Supporting a facility throughout its lifetime requires ongoing knowledge of the condition of the building. Condition assessments should therefore be done regularly to provide building information for appropriate maintenance and identification of necessary repairs.
The daily walk-through by the building engineer is an informal condition assessment, providing information on the immediate needs of the building. The building engineer also uses this information, coupled with the operations and maintenance manuals, to plan operating and maintenance activities for a week or month at a time.
Condition assessments are also performed on a more formal basis by the client's facilities staff or by professionals contracted for this activity. These more formal assessments are performed to determine building deficiencies and to develop project scope of work and cost estimates. This is done to decide on the work and budget required for both short-term projects and long-term facility plans.
To address process issues during the several phases of a laboratory construction or renovation project, the committee recommends the following actions:
Develop a planning and decision-making process. Planning should include all relevant participants. Decisions should not be revisited without cause.
Implement a predesign phase. Predesign, involving a design professional, maximizes end results.
Designate a single point of contact for each group. This individual will coordinate all information exchange within the group and with the other (client, design, and contractor) groups.
Maintain control of the budget. Detailed cost estimates should be completed and reviewed at the conclusion of each phase. A clear process for handling change orders should be developed before construction begins.
Establish a system for rigorous review and approval of documents. Design documents should be carefully reviewed and approved by the client group representative at the end of each phase.
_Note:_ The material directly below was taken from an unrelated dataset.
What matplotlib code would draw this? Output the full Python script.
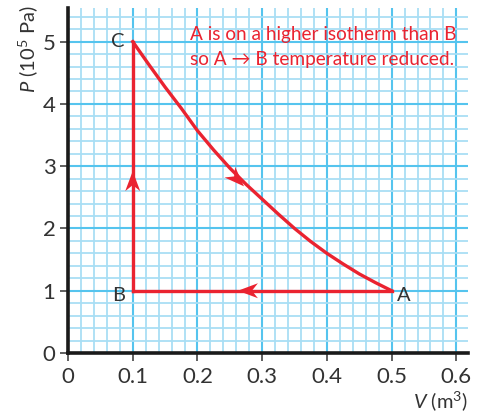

Establish and implement a process for building commissioning. Building commissioning should include the production of operation and maintenance (O&M) manuals, updated construction documents ("as-builts") and drawings, systems testing, and training. There should also be a postoccupancy evaluation.
Owners should be good stewards. Beginning at the planning stage and continuing for the life of the laboratory facility, owners must provide adequate funding and staffing for operation and maintenance of the buildings.